AVAILABLE DATA start

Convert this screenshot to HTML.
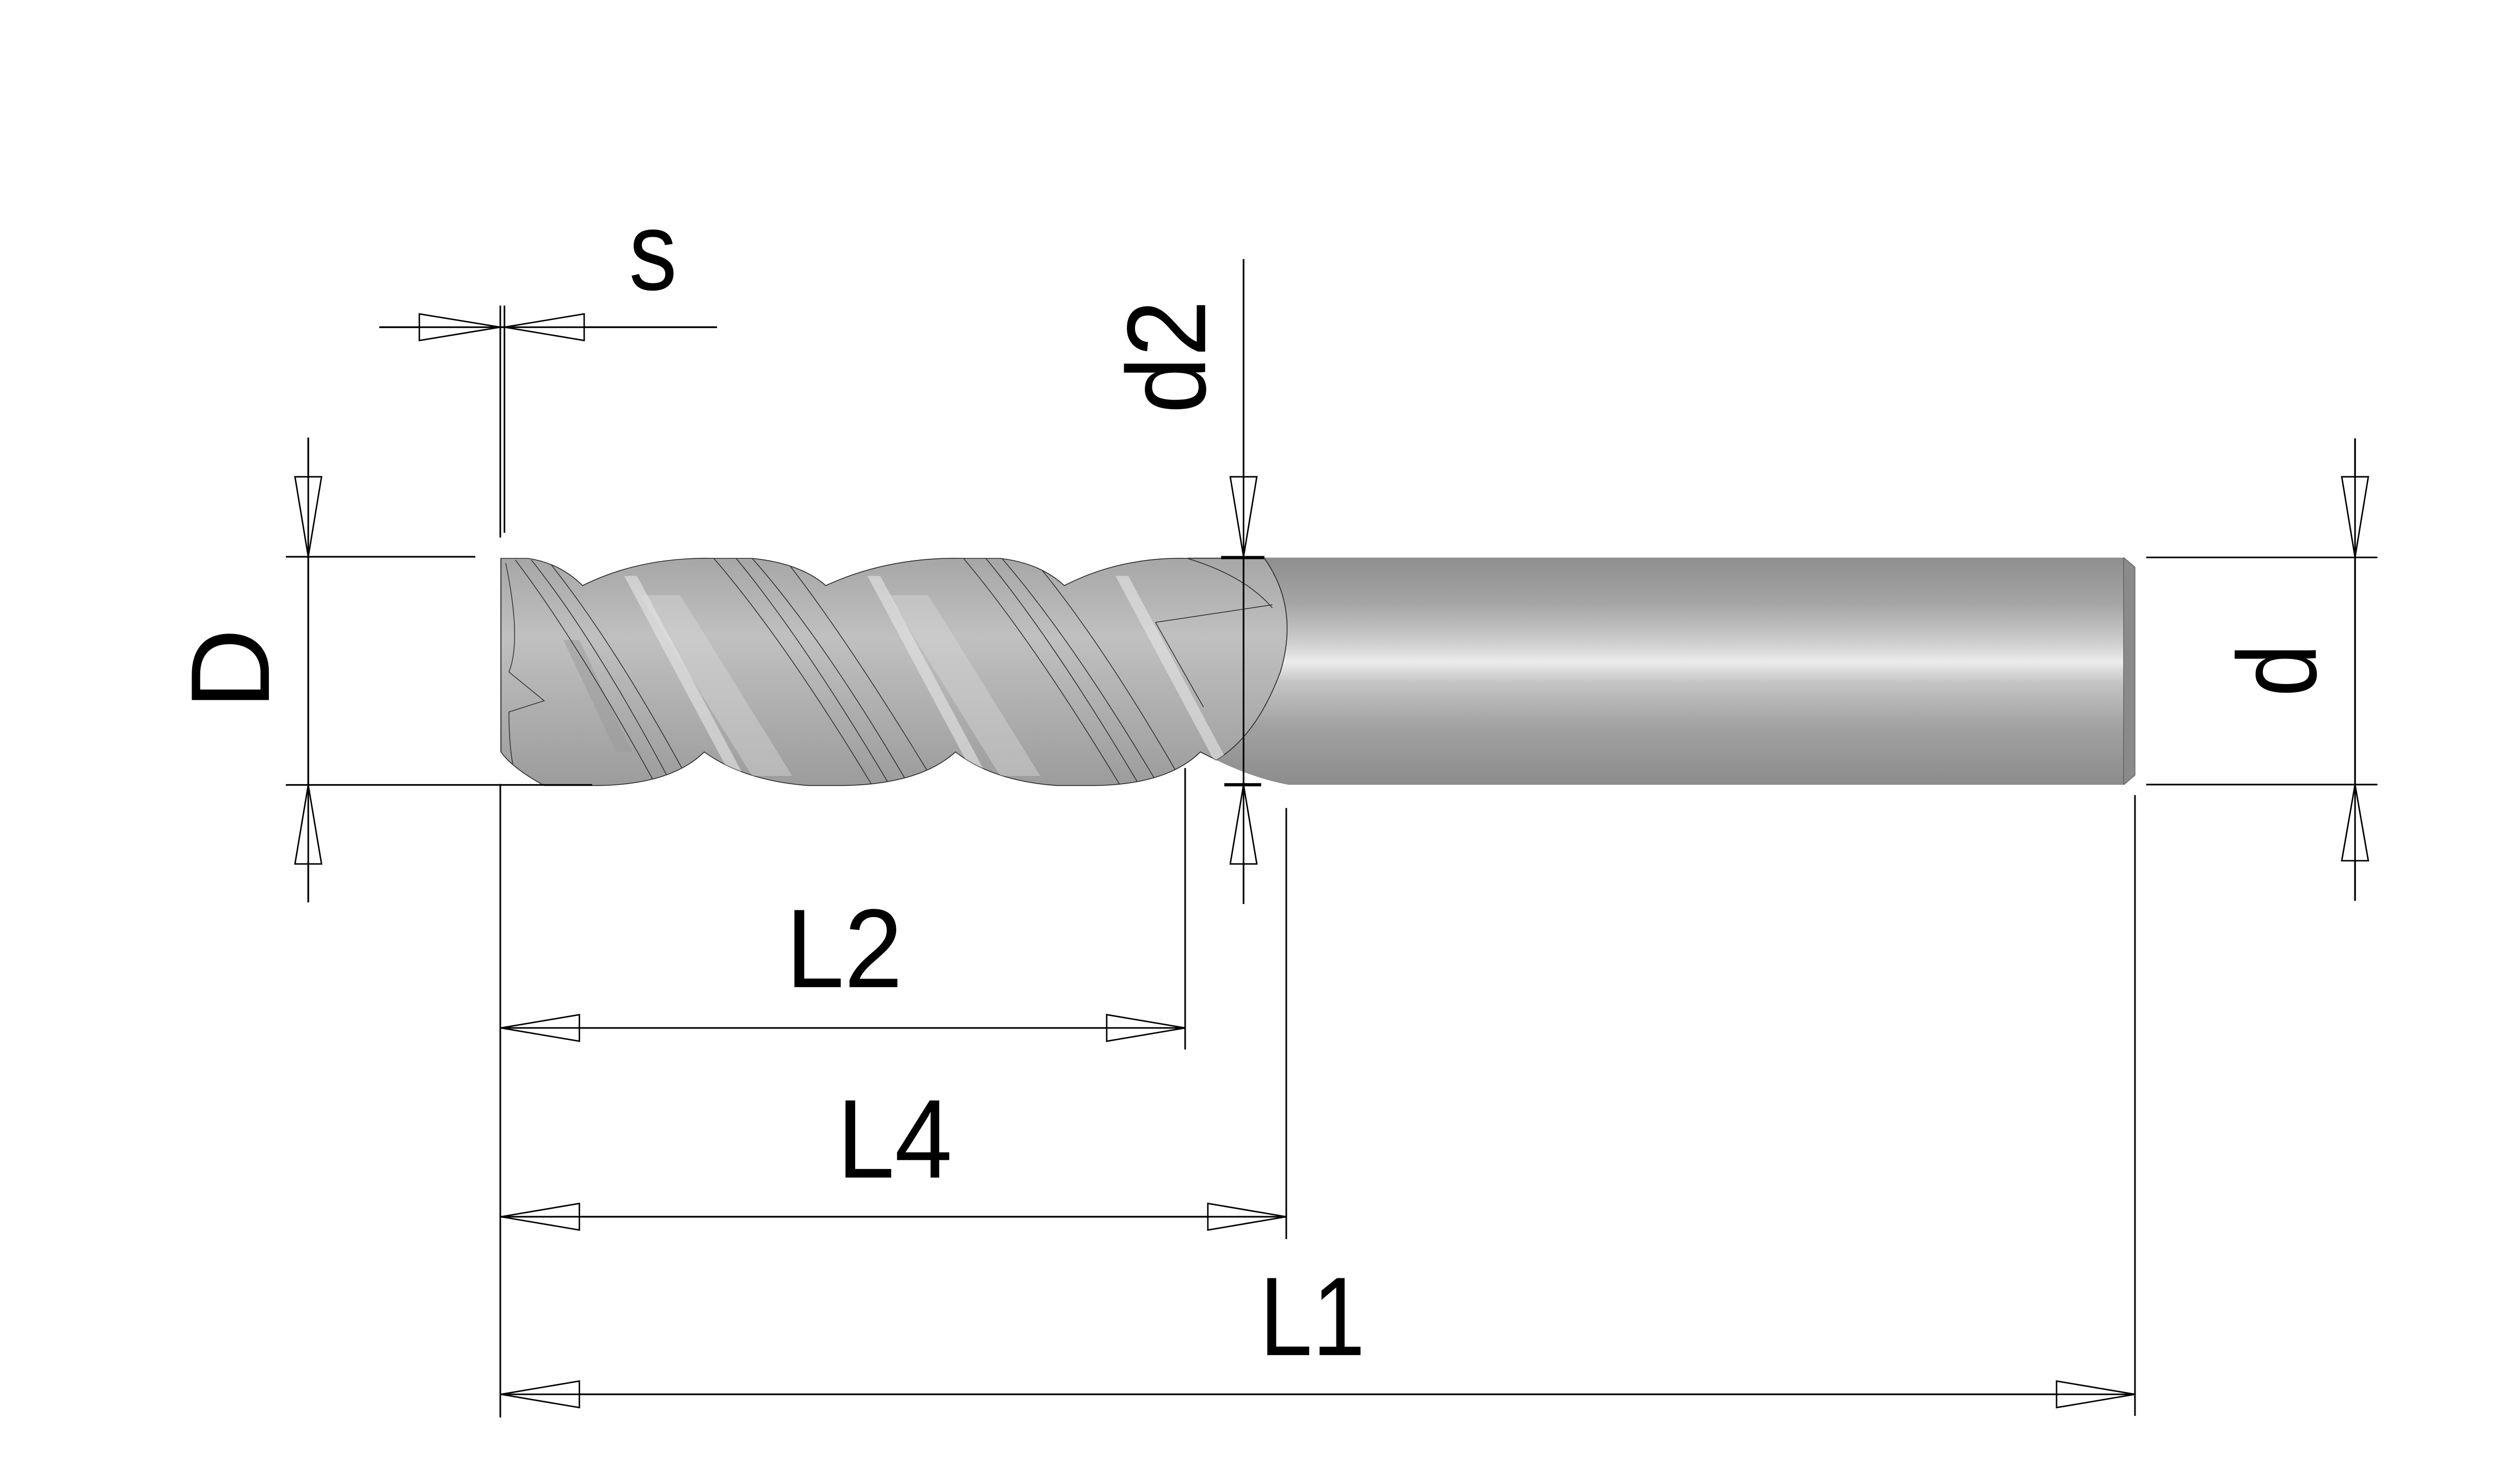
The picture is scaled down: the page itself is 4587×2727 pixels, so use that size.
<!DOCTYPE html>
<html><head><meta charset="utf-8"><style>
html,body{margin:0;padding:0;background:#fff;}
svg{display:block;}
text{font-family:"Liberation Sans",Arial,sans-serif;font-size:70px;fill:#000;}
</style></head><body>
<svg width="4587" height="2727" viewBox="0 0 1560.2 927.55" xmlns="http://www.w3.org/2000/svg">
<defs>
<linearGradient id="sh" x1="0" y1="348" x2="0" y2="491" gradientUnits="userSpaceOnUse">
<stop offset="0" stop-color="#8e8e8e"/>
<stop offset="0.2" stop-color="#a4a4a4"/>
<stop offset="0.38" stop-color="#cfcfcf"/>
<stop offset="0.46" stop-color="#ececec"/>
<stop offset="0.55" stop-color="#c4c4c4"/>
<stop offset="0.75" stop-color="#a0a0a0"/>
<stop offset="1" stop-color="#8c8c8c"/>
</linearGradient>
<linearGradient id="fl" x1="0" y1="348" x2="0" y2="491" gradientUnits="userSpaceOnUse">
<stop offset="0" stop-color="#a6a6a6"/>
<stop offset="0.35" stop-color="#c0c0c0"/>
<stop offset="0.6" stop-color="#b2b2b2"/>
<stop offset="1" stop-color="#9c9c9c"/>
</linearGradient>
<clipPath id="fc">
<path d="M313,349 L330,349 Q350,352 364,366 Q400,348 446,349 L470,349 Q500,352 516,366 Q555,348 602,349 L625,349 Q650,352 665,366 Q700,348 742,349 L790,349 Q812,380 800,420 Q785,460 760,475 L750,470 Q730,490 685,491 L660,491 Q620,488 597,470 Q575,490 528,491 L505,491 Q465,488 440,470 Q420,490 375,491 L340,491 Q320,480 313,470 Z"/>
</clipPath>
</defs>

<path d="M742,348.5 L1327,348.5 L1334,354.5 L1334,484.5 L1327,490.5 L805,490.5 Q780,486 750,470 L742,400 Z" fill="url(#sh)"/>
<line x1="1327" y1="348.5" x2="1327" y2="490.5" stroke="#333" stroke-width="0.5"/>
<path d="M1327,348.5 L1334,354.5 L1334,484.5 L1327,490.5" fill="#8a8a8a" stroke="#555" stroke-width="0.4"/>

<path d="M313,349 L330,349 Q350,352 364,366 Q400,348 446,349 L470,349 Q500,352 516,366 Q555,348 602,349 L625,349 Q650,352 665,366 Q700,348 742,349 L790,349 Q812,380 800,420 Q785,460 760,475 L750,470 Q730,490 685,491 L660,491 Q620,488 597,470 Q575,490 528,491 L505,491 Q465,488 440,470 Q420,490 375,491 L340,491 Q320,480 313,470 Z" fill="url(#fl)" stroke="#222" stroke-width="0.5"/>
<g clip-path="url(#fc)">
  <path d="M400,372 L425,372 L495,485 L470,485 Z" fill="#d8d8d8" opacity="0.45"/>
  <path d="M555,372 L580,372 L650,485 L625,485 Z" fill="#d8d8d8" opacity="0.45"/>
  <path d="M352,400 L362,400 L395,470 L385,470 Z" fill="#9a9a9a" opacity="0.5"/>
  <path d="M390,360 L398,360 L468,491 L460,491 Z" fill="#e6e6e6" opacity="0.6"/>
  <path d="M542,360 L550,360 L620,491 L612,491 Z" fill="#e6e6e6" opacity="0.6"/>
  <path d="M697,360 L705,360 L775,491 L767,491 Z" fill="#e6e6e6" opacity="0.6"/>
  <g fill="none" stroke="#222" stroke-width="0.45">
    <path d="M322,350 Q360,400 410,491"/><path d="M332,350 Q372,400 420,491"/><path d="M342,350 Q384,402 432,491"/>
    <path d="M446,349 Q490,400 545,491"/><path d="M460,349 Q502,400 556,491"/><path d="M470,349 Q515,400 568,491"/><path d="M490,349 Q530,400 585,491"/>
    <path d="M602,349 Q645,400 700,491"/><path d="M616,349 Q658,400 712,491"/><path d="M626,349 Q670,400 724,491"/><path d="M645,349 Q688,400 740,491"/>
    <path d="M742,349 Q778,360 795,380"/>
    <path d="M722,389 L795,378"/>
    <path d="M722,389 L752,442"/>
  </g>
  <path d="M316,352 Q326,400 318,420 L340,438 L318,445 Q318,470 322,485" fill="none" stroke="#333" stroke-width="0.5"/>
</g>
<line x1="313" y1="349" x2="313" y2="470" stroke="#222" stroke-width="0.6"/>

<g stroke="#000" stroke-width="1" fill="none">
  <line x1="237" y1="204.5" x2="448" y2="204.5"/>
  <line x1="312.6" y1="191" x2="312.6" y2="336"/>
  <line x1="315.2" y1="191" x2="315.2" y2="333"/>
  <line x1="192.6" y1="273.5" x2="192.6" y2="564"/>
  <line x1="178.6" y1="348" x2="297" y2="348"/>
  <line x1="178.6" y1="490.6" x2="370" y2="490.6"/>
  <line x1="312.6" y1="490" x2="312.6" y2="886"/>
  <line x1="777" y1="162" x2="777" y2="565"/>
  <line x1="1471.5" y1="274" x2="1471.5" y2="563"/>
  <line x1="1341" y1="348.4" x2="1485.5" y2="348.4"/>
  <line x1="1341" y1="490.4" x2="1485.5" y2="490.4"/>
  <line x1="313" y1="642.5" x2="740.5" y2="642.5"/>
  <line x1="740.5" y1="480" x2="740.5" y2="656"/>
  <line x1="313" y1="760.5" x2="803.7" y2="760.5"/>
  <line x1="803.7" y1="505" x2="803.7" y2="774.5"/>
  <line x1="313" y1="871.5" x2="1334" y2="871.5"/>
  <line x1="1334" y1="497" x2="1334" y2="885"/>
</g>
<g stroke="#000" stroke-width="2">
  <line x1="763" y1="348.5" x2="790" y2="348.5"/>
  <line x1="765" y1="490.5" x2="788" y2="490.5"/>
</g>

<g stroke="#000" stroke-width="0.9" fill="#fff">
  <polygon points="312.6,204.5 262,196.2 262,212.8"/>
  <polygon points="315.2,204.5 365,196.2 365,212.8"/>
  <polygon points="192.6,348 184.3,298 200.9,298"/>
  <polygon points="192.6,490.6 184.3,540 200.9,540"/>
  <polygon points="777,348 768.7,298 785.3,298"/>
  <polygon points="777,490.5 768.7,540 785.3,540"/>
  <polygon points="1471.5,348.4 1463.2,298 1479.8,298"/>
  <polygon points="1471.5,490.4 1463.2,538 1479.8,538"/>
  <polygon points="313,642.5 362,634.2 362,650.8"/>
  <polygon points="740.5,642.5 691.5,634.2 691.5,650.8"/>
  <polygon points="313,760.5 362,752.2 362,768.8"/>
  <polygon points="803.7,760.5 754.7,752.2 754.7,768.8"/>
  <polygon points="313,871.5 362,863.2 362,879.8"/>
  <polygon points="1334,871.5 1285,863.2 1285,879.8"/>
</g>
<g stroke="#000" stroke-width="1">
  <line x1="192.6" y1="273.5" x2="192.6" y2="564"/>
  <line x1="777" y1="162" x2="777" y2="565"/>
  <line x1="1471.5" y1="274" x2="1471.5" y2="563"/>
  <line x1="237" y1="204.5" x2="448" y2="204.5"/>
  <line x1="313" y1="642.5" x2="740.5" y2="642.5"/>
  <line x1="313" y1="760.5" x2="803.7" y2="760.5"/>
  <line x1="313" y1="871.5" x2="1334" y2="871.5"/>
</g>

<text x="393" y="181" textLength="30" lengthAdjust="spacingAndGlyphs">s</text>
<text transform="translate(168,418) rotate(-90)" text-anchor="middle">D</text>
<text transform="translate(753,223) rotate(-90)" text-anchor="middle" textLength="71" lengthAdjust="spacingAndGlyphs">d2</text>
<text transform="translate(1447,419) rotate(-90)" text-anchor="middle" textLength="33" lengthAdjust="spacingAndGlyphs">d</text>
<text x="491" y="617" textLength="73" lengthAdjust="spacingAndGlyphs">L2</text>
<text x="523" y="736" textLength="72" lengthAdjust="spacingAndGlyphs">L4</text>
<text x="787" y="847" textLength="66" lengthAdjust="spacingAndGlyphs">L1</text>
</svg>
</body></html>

AVAILABLE DATA end

Show all lines from the listing above in which "size" appears.

The picture is scaled down: the page itself is 4587×2727 pixels, so use that size.
text{font-family:"Liberation Sans",Arial,sans-serif;font-size:70px;fill:#000;}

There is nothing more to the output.